The Commission on Civil Rights originated in 1927 as the Interracial Commission (Chapter 559, Acts of 1927). In 1943, it became the Commission to Study Problems Affecting the Colored Population (Chapter 431, Acts of 1943). Renamed the Commission on Interracial Problems and Relations in 1951, it reorganized as the Commission on Civil Rights in 1969 (Chapter 548, Acts of 1951; Chapter 83, Acts of 1968).
To evaluate the merits of a complaint, the Commission may conduct public hearings, administer oaths, and issue subpoenas. It also is authorized to compel attendance or testimony of witnesses and oversee exhibits of books, papers, records, and documents relevant or necessary for legal proceedings.
In addition to other relief, the Commission can issue a cease and desist order if evidence shows that a respondent has engaged in a discriminatory act. In cases of employment discrimination, it may award up to two years of back pay.

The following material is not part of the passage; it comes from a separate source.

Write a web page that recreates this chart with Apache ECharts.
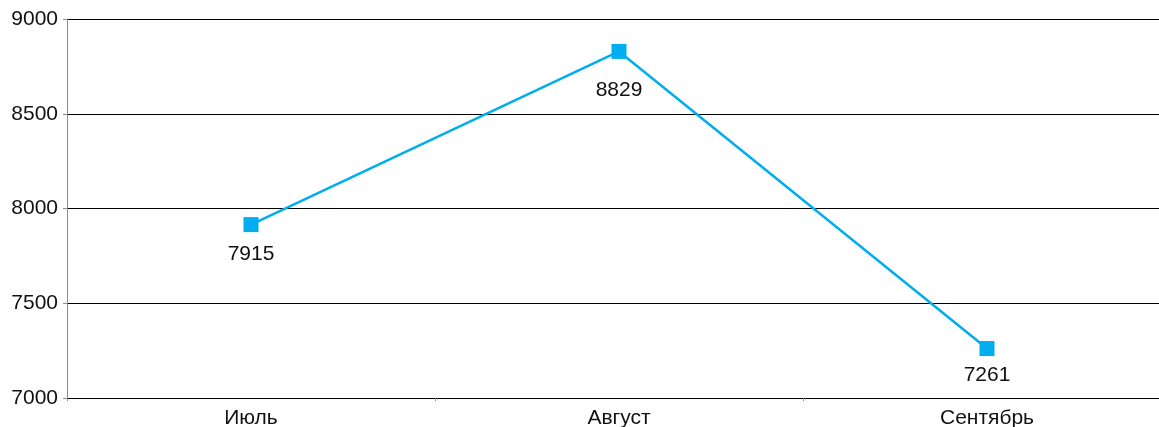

Commission work for fair employment practices is supplemented by a deferral relationship and funding from the U.S. Equal Employment Opportunity Commission. Similarly, through cooperative agreements, the U.S. Department of Housing and Urban Development funds case processing and community education for the Commission's fair housing efforts.
Nine members constitute the Commission. They are appointed to six-year terms by the Governor with Senate advice and consent. The Governor names the Executive Director (Title 20, State Government Article, Annotated Code of Maryland).